Multi-coloured hard hats in rows

Temporarily closed for construction sign

“They call it banter.”  “It’s harmless.”

“They don’t mean anything by it.” “Just a laugh.”

It’s easy to think that some sectors are more prone to this than others. The construction industry has long been associated with racism, homophobia, and misogyny. It’s perceived as a tough environment where you need a thick skin. If you’ve ever done manual labour on a building site it’s easy to see where these perceptions come from.

A 2015 survey suggested that 85% of LGBT+ workers in the sector had experienced homophobia. Comments from the survey include:

“The industry as a whole scares me…despite efforts for equal rights in the workplace, discrimination is fairly rife. I love what I do and it’s a shame to feel threatened or at risk of persecution for being what I am.”

“Homophobic language is endemic, and used almost on a daily basis.”

“If I were completely open with my orientation, my chances for a promotion would have been strongly hindered.”

Multi-coloured hard hats in rows

But now the sector is trying to tackle such homophobia.

Constructing Equality is a company working with employers to recruit and retain LGBT+ talent. They recognise the need and benefit of a diverse workforce. The sector was also well represented at Manchester Pride with workers from different professional backgrounds joining the event.

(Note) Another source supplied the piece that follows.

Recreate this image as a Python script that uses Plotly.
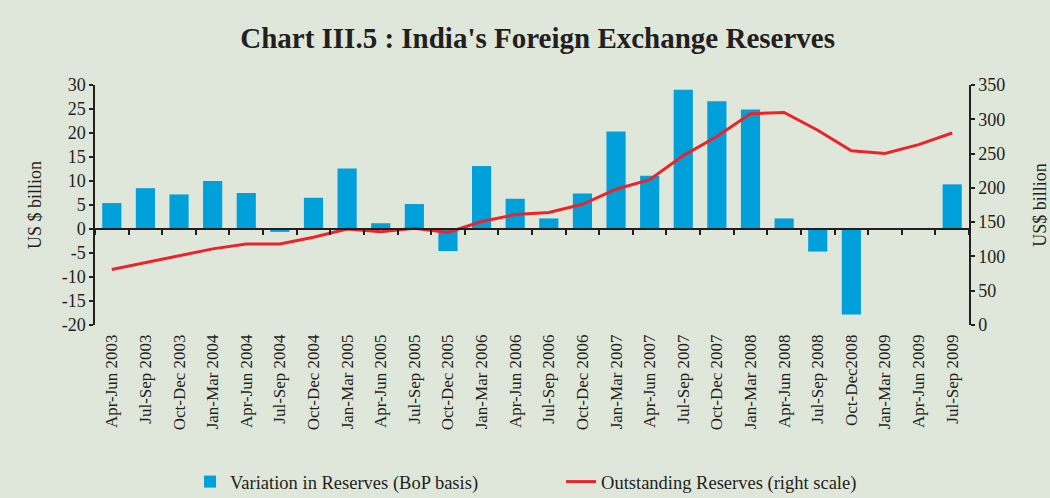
import plotly.graph_objects as go

categories = ["Apr-Jun 2003", "Jul-Sep 2003", "Oct-Dec 2003", "Jan-Mar 2004", "Apr-Jun 2004",
              "Jul-Sep 2004", "Oct-Dec 2004", "Jan-Mar 2005", "Apr-Jun 2005", "Jul-Sep 2005",
              "Oct-Dec 2005", "Jan-Mar 2006", "Apr-Jun 2006", "Jul-Sep 2006", "Oct-Dec 2006",
              "Jan-Mar 2007", "Apr-Jun 2007", "Jul-Sep 2007", "Oct-Dec 2007", "Jan-Mar 2008",
              "Apr-Jun 2008", "Jul-Sep 2008", "Oct-Dec2008", "Jan-Mar 2009", "Apr-Jun 2009",
              "Jul-Sep 2009"]

variation = [5.4, 8.5, 7.2, 10.0, 7.5, -0.6, 6.5, 12.6, 1.2, 5.2, -4.6, 13.1, 6.3,
             2.2, 7.4, 20.3, 11.1, 29.0, 26.6, 24.9, 2.2, -4.7, -17.8, 0.2, 0.0, 9.3]

outstanding = [81, 91, 102, 111, 118, 118, 128, 140, 136, 141, 135, 151, 161,
               164, 176, 198, 212, 247, 275, 308, 310, 284, 254, 250, 263, 280]

left_ticks = [-20, -15, -10, -5, 0, 5, 10, 15, 20, 25, 30]
left_tick_labels = ["-20", "-15", "-10", "-5", "0", "5", "10", "15", "20", "25", "30"]

FONT = "Liberation Serif"
BG = "#dfe6da"
INK = "#231f20"
xr = [-0.5, len(categories) - 0.5]

fig = go.Figure()
fig.add_trace(go.Bar(x=categories, y=variation, name="Variation in Reserves (BoP basis)",
                     marker=dict(color="#00a0da", line=dict(width=0)),
                     xaxis="x", yaxis="y"))
fig.add_trace(go.Scatter(x=categories, y=outstanding, name="Outstanding Reserves (right scale)",
                         mode="lines", line=dict(color="#ee2229", width=3),
                         xaxis="x2", yaxis="y2"))

fig.update_layout(
    width=1050, height=498,
    paper_bgcolor=BG, plot_bgcolor=BG,
    margin=dict(l=95, r=81, t=85, b=173, autoexpand=False),
    font=dict(family=FONT, size=17, color=INK),
    title=dict(text="<b>Chart III.5 : India's Foreign Exchange Reserves</b>",
               x=0.512, xanchor="center", y=0.923, yanchor="middle",
               font=dict(family=FONT, size=29, color=INK)),
    bargap=0.43,
    showlegend=True,
    legend=dict(orientation="h", xref="container", yref="container",
                x=0.181, xanchor="left", y=0.032, yanchor="middle",
                font=dict(family=FONT, size=18.5, color=INK), bgcolor="rgba(0,0,0,0)",
                entrywidth=326, entrywidthmode="pixels"),
    xaxis=dict(type="category", categoryorder="array", categoryarray=categories,
               range=xr, automargin=False,
               tickangle=-90, showline=False, ticks="", showgrid=False,
               ticklabelstandoff=5,
               tickfont=dict(family=FONT, size=17, color=INK)),
    xaxis2=dict(type="category", categoryorder="array", categoryarray=categories,
                range=xr, automargin=False,
                overlaying="x", anchor="free", position=0.4, side="bottom",
                showticklabels=False, ticks="outside", tickson="boundaries",
                ticklen=5, tickcolor=INK, tickwidth=1.5,
                showline=True, linecolor=INK, linewidth=1.5, showgrid=False),
    yaxis=dict(range=[-20, 30], tickmode="array", tickvals=left_ticks, ticktext=left_tick_labels,
               showgrid=False, zeroline=False, automargin=False,
               showline=True, linecolor=INK, linewidth=1.5,
               ticks="outside", ticklen=4, tickcolor=INK, tickwidth=1.5,
               tickfont=dict(family=FONT, size=18, color=INK),
               title=dict(text="US $ billion", font=dict(family=FONT, size=18, color=INK), standoff=15)),
    yaxis2=dict(range=[0, 350], dtick=50, overlaying="y", side="right", anchor="x",
                showgrid=False, zeroline=False, automargin=False,
                showline=True, linecolor=INK, linewidth=1.5,
                ticks="outside", ticklen=4, tickcolor=INK, tickwidth=1.5,
                tickfont=dict(family=FONT, size=18, color=INK),
                title=dict(text="US$ billion", font=dict(family=FONT, size=18, color=INK), standoff=30)),
)

fig.write_html("out.html", config={"displayModeBar": False},
               post_script="document.body.style.margin='0';")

For those in the workplace, the LGBT Construction & Infrastructure Network provides support for individuals. This includes peer-to-peer mentoring and safe spaces, allowing LGBT staff to learn from and support each other.

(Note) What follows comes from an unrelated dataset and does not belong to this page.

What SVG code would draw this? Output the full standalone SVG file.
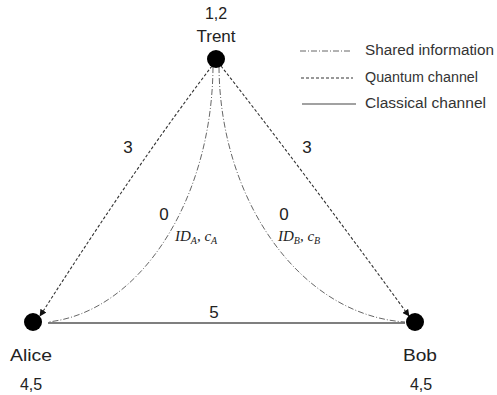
<svg xmlns="http://www.w3.org/2000/svg" width="497" height="395" viewBox="0 0 497 395">
<style>
.lbl{font-family:"Liberation Sans",Arial,sans-serif;fill:#222;text-anchor:middle}
.leg{font-family:"Liberation Sans",Arial,sans-serif;fill:#333;font-size:14px}
.math{font-family:"Liberation Serif","Times New Roman",serif;font-style:italic;fill:#222;font-size:15px}
.q{fill:none;stroke:#333;stroke-width:1.1;stroke-dasharray:3,2}
.s{fill:none;stroke:#666;stroke-width:1;stroke-dasharray:6,2,1,2}
.c{fill:none;stroke:#555;stroke-width:1.3}
</style>
<defs>
<marker id="ah" viewBox="0 0 10 10" refX="9" refY="5" markerWidth="7" markerHeight="7" orient="auto" markerUnits="userSpaceOnUse">
<path d="M0,0 L10,5 L0,10 z" fill="#111"/>
</marker>
</defs>
<g id="connectors">
<path class="q" d="M212,66 Q140,160 40,316" marker-end="url(#ah)"/>
<path class="q" d="M221,66 Q295,160 409,316" marker-end="url(#ah)"/>
<path class="s" d="M213,67 C212,200 140,312 48,322"/>
<path class="s" d="M219,67 C220,200 300,315 405,322"/>
<line class="c" x1="48" y1="323" x2="405" y2="323"/>
<text class="lbl" x="128" y="153" font-size="17">3</text>
<text class="lbl" x="307" y="153" font-size="17">3</text>
<text class="lbl" x="164" y="220" font-size="17">0</text>
<text class="lbl" x="284" y="220" font-size="17">0</text>
<text class="math" x="175" y="241">ID<tspan font-size="10" dy="3">A</tspan><tspan dy="-3">, c</tspan><tspan font-size="10" dy="3">A</tspan></text>
<text class="math" x="278" y="241">ID<tspan font-size="10" dy="3">B</tspan><tspan dy="-3">, c</tspan><tspan font-size="10" dy="3">B</tspan></text>
<text class="lbl" x="214" y="318" font-size="17">5</text>
</g>
<g id="trent">
<circle cx="216" cy="59" r="9" fill="#000"/>
<text class="lbl" x="216" y="19" font-size="16">1,2</text>
<text class="lbl" x="216" y="42" font-size="17">Trent</text>
</g>
<g id="alice">
<circle cx="33" cy="322" r="9" fill="#000"/>
<text class="lbl" x="31" y="361" font-size="17" textLength="42" lengthAdjust="spacingAndGlyphs">Alice</text>
<text class="lbl" x="31" y="390" font-size="16">4,5</text>
</g>
<g id="bob">
<circle cx="415" cy="322" r="9" fill="#000"/>
<text class="lbl" x="420" y="361" font-size="17" textLength="34" lengthAdjust="spacingAndGlyphs">Bob</text>
<text class="lbl" x="421" y="390" font-size="16">4,5</text>
</g>
<g id="legend">
<line class="s" x1="300" y1="51" x2="352" y2="51"/>
<text class="leg" x="365" y="55" textLength="129" lengthAdjust="spacingAndGlyphs">Shared information</text>
<line class="q" x1="301" y1="78" x2="353" y2="78" stroke-dasharray="2.5,2"/>
<text class="leg" x="365" y="82" textLength="113" lengthAdjust="spacingAndGlyphs">Quantum channel</text>
<line x1="302" y1="104" x2="356" y2="104" stroke="#444" stroke-width="1.2"/>
<text class="leg" x="365" y="108" textLength="121" lengthAdjust="spacingAndGlyphs">Classical channel</text>
</g>
</svg>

The diversity jobs specialist VERCIDA only promote vacancies where there is a full (not tacit) commitment to equality.  The jobs advertised, across all sectors, are a good indicator that an employer has embraced the need for real equality throughout the organisation.

There are a lot of positive LGBT+ stories coming from the industry and with increasing levels of support and openness, it should be a more supportive environment than before. Even if you aren’t out you should still feel comfortable in your workplace. Of course, there’s always work to be done, but it looks like the construction sector is beginning to build careers genuinely for everyone.